Global competition has intensified too. Remote hiring means companies can now recruit internationally for a fraction of U.S. salaries. The developers who command premium compensation are the ones with depth that cannot be easily replicated by someone cheaper or by AI.

The pattern is clear: surface-level skills are worth less than ever. Deep expertise is worth more than ever. AI accelerated this trend. It did not create it.

The Honest Bottom Line

Three years of data makes this clear:

AI did not replace developers. It replaced tasks. The developers who did those tasks as their entire job are under pressure. The developers who used those tasks as one part of a larger skill set are more productive than they have ever been.

The layoffs were real but primarily driven by economic correction, not AI capability. The junior squeeze is real but follows the same pattern every downturn produces, now amplified by AI handling entry-level work. The demand for deep engineering skills is at an all-time high.
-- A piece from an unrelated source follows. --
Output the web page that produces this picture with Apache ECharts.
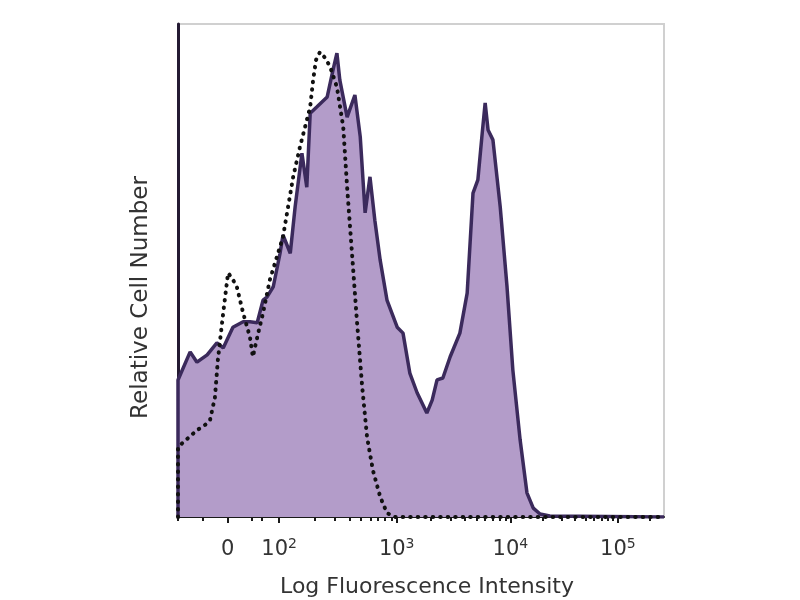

If you are a developer in 2026, the question is not whether AI will take your job. The question is whether you are building the kind of understanding that makes AI a multiplier for your work instead of a replacement for your value.

Key Takeaways

  • 327,900 new software developer jobs projected through 2033 (BLS, 17% growth). The career is not dying.
  • Computer programmer jobs declining 10% by 2032. The distinction: system thinkers are growing, pure coders are shrinking.
  • 245,953 tech layoffs in 2025 were primarily economic correction from 2020-2022 overhiring, not AI replacement.
  • 84% of developers use AI tools. 25%+ of Google's new code is AI-generated. Routine tasks are automated. Judgment is not.
  • Entry-level postings down ~40% from pre-2022. The junior market is harder but not dead. Expectations shifted toward AI-literate developers.
  • Specialist demand is surging. AI/ML, cloud, DevOps, security roles command premium salaries. Generalists are losing ground.
  • The real risk is not job loss. It is shallow understanding from accepting AI output without comprehending it.